Some biblical characters are more likable than others.
I like Elijah. He's cool. I don't know--there's just something about him. He's rough and gruff. He was a loner. He seems to be a bit of a curmudgeon, a bit of a grouch. But he's cool! He had a fiery passion for God and, though he'd come off as rough and gruff at first, those fortunate enough to get close to him experienced his lovable teddy bearness.
Jeremiah was sweet; he was young and had a lot on his plate.
But, I struggle to like David, actually. As a Christian, there's almost an obligation to like David, isn't there? I guess I can appreciate David's heart for worship and love for God, but--I don't know--I guess all the women and all the sex is a bit of a turn off, a bit offensive to me as a 21st century American woman. And I'm confused as to how David could be so passionately in love with God and yet still need to indulge his flesh so often. Solomon wasn't much better. What was the final count for Solomon's wives and concubines? 1000?!
I guess I have to cut them some slack, considering that they weren't born again or filled with the Holy Spirit.
Anyway, whenever I'd read the story of Saul and David, my sympathies would usually lie with Saul.
I don't know--Saul just kept messing up, couldn't seem to get it right. I guess that's why I've always been sympathetic toward Saul. How often do we keep messing up and just can't seem to get it right?
I guess I felt like maybe God was a bit too hard on Saul.
But, last night I was listening to 1 Samuel again and, while I've caught this before, it was reiterated to me as I listened last night.
Saul had two major flaws:
1. Under pressure, he'd compromise. The Word of God was "bendable" to Saul when the going got tough or when bending seemed reasonable (1 Sam. 13:8-14).
2. Saul didn't take possession of God.
What do I mean by the second flaw? It's almost one of those blink-and-you'll-miss-it aspects.
Virtually every time Saul referred to God when he was speaking with Samuel, he referred to Him as "the Lord thy God":
"And Saul said, They have brought them from the Amalekites: for the people spared the best of the sheep and of the oxen, to sacrifice unto the Lord thy God; and the rest we have utterly destroyed...
"Then he said, I have sinned: yet honour me now, I pray thee, before the elders of my people, and before Israel, and turn again with me, that I may worship the Lord thy God." - 1 Sam. 15: 15, 30.
I don't know--there's just something utterly creepy, unnatural in the way Saul refers to God, like he's distancing himself from Him.
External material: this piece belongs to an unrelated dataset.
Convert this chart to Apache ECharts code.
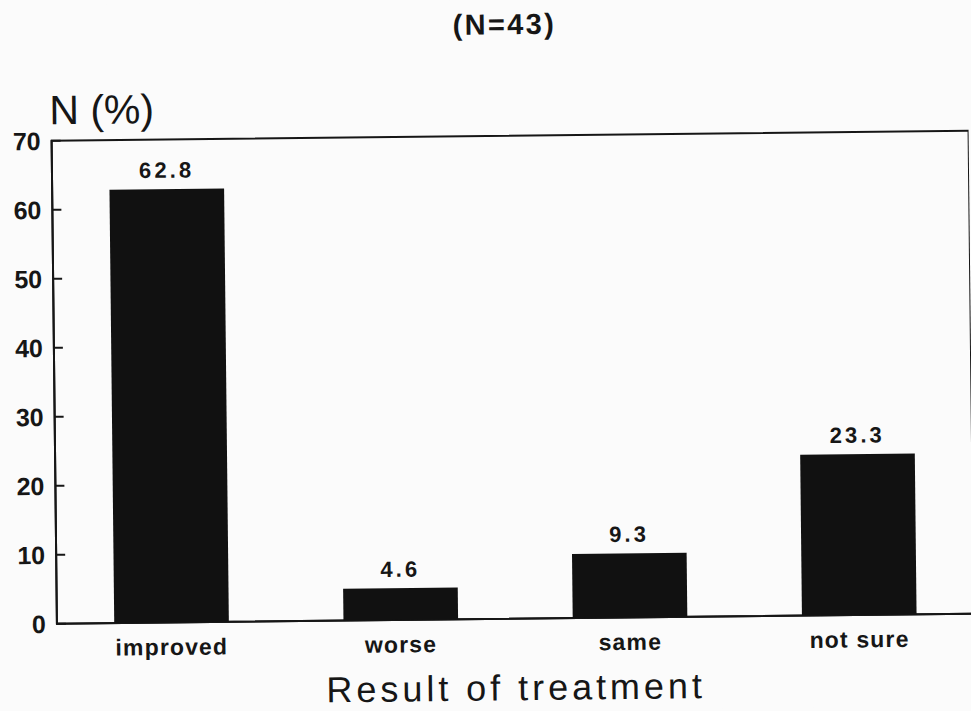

It was always, "The Lord thy God," never "The Lord my God" or "The Lord our God."
Perhaps that was the biggest difference between Saul and David: It wasn't that Saul was just a bumbling screwup and that God simply chose not to have compassion on him. I believe, based upon Saul's own words, that Saul didn't truly have a personal relationship with God--not like David had--other than, perhaps, acknowledging God as Israel's national Deity.
David, on the other hand, regularly talked and sang to God while he was alone, shepherding in the fields. I just can't imagine David ever referring to God solely with the cold, distant "the Lord thy God."
Saul didn't take possession of God. God was not his. God didn't belong to him. And, perhaps, in his heart, he didn't belong to God. Maybe this is why it was so easy for Saul to keep disobeying God. Maybe that's why Saul just couldn't seem to get it right. God didn't belong to him and he didn't belong to God.
There is a beautiful sense of mutual possession in the Bible:
My beloved [is] mine, and I [am] his: he feedeth among the lilies. - Songs 2:16
And I will take you to me for a people, and I will be to you a God: and ye shall know that I am the Lord your God... - Exodus 6:7
I am thine, save me: for I have sought thy precepts. - Psalm 119:94
For unto us a child is born, unto us a son is given: and the government shall be upon his shoulder: and his name shall be called Wonderful, Counsellor, The mighty God, The everlasting Father, The Prince of Peace. - Isaiah 9:6
And I said unto her, Thou shalt abide for me many days; thou shalt not play the harlot, and thou shalt not be for another man: so will I also be for thee. - Hosea 3:3
Let us also consider...
Nevertheless, [to avoid] fornication, let every man have his own wife, and let every woman have her own husband. - 1 Cor. 7:2
and
This is a great mystery: but I speak concerning Christ and the church. - Eph. 5:31-32
The word "have" in 1 Cor. 7:2 is the Greek word, "echo," which means "to have, own, possess, to hold one's self to a thing, to lay hold of a thing, to adhere or cling to, to be closely joined to a person or a thing."
A husband and wife own, possess each other. And we know that Christ is our Husband and we are His bride!
We belong to God, but He should also belong to us! Jesus might be your God as well, but as far as I'm concerned, He's my God, my Lord, my King, my Savior, my Master!
That was Saul's problem: God didn't belong to him. God wasn't his.